Explore identity and activism through 16 lesson plans highlighting the stories of Jewish involvement in the Civil Rights Movement. Investigate the motivations and experiences of American Jewish activists, experiment with models for civil disobedience and community organizing, and unpack the complex relationship between Jews, African Americans, and social justice activism.

Unit 1, Lesson 1 - Exploring My Identity

Explore the complexities of our own identities, and how these identities shape the way we view and act in the world.

Unit 1, Lesson 2 - How Does My Identity Inform My Actions?

Consider how Jewish experiences and values – in both conscious and unconscious ways – informed the actions of Jews in the Civil Rights Movement, and inform our own allegiances and behaviors.

Unit 1, Lesson 3 - Jews and the Civil Rights Movement: the Whys and Why Nots

Assume the roles of Southern Jews participating in a Temple board meeting on whether or not to support Northern Jewish activists staging a protest in town.

Unit 1, Lesson 4 - Power, Privilege, and Responsibility

Analyze how power and privilege shape our relationships and involvement in social justice and activism, using sources including clips from the film Driving Miss Daisy.

Unit 2, Lesson 1 - Moments of Personal Resistance

Examine how individuals take stands against racism and injustice using an essay by Grace Paley and three other short vignettes of individual protest.

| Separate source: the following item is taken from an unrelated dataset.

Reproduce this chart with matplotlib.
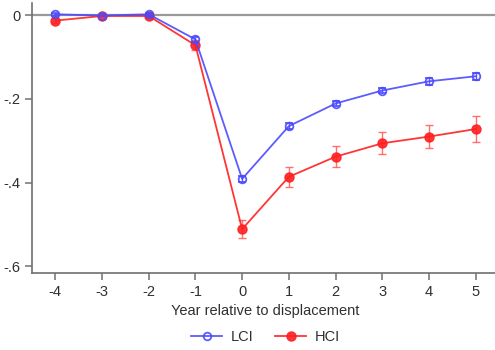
import numpy as np
import matplotlib.pyplot as plt
from matplotlib.lines import Line2D

plt.rcParams['font.family'] = ['Liberation Sans', 'DejaVu Sans']
plt.rcParams['axes.unicode_minus'] = False

years = [-4, -3, -2, -1, 0, 1, 2, 3, 4, 5]
lci = [0.002, -0.001, 0.002, -0.058, -0.391, -0.265, -0.211, -0.180, -0.158, -0.146]
lci_err = [0.004, 0.0, 0.004, 0.006, 0.008, 0.007, 0.006, 0.007, 0.008, 0.008]
hci = [-0.013, -0.002, -0.002, -0.072, -0.511, -0.386, -0.338, -0.306, -0.290, -0.272]
hci_err = [0.006, 0.0, 0.006, 0.012, 0.022, 0.024, 0.025, 0.026, 0.028, 0.030]

blue = '#4a4aff'
red = '#ff2020'

fig = plt.figure(figsize=(4.95, 3.5), dpi=100)
ax = fig.add_axes([32 / 495, 1 - 272.7 / 350, 467 / 495, 269.7 / 350])

ax.axhline(0, color='#999999', lw=1.6, zorder=1)

ax.errorbar(years, lci, yerr=lci_err, color=blue, lw=1.3, marker='o', ms=5.5,
            mfc='none', mec=blue, mew=1.3, capsize=3, elinewidth=1, alpha=0.9,
            zorder=3)
ax.errorbar(years, hci, yerr=hci_err, color=red, lw=1.3, marker='o', ms=6.5,
            mfc=red, mec=red, capsize=3, elinewidth=1, ecolor='#ff6060',
            alpha=0.9, zorder=2)

ax.set_xlim(-4.5, 5.5)
ax.set_ylim(-0.615, 0.029)
ax.set_xticks(years)
ax.set_yticks([0, -0.2, -0.4, -0.6])
ax.set_yticklabels(['0', '-.2', '-.4', '-.6'])

for s in ['top', 'right']:
    ax.spines[s].set_visible(False)
for s in ['left', 'bottom']:
    ax.spines[s].set_color('#707070')
    ax.spines[s].set_linewidth(1.2)
ax.tick_params(colors='#707070', labelcolor='#303030', labelsize=10.5, length=5, width=1.1)

ax.set_xlabel('Year relative to displacement', fontsize=10.5, color='#303030', labelpad=4)

handles = [
    Line2D([], [], color=blue, lw=1.3, marker='o', ms=5.5, mfc='none', mew=1.3, alpha=0.9),
    Line2D([], [], color=red, lw=1.3, marker='o', ms=6.5, mfc=red, alpha=0.9),
]
ax.legend(handles, ['LCI', 'HCI'], loc='center', bbox_to_anchor=(0.5, -0.238), ncol=2,
          frameon=False, fontsize=10.5, handlelength=2.1, handletextpad=0.6,
          columnspacing=1.5, labelcolor='#303030')

fig.savefig('out.png', dpi=100)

Unit 2, Lesson 2 - De facto segregation in the North: Skipwith vs. NYC Board of Education

Investigate the dynamics of segregation in northern schools through a New York City court case ruled on by Judge and Jewish activist Justine Wise Polier.

Unit 2, Lesson 3 - Civil Disobedience: Freedom Rides

Discover the story of one young Jewish Freedom Rider and Gandhi's principles of civil disobedience, and prepare your own civil disobedience training video.

Unit 2, Lesson 4 - Community Organizing I: Freedom Summer

Explore the role of community organizing, Jewish values, and moral conviction in the lives of young civil rights activists as you imagine yourself a participant in Mississippi Freedom Summer.

Unit 2, Lesson 5 - Community Organizing II: Wednesdays in Mississippi

Encounter a little known story of women collaborating across geographic, racial, and religious boundaries through documentary clips of Wednesdays in Mississippi activists.

Unit 2, Lesson 6 - Jewish clergy in the Civil Rights Movement

Unpack the roles, motivations, and challenges of Southern and Northern rabbis during the Civil Rights Movement.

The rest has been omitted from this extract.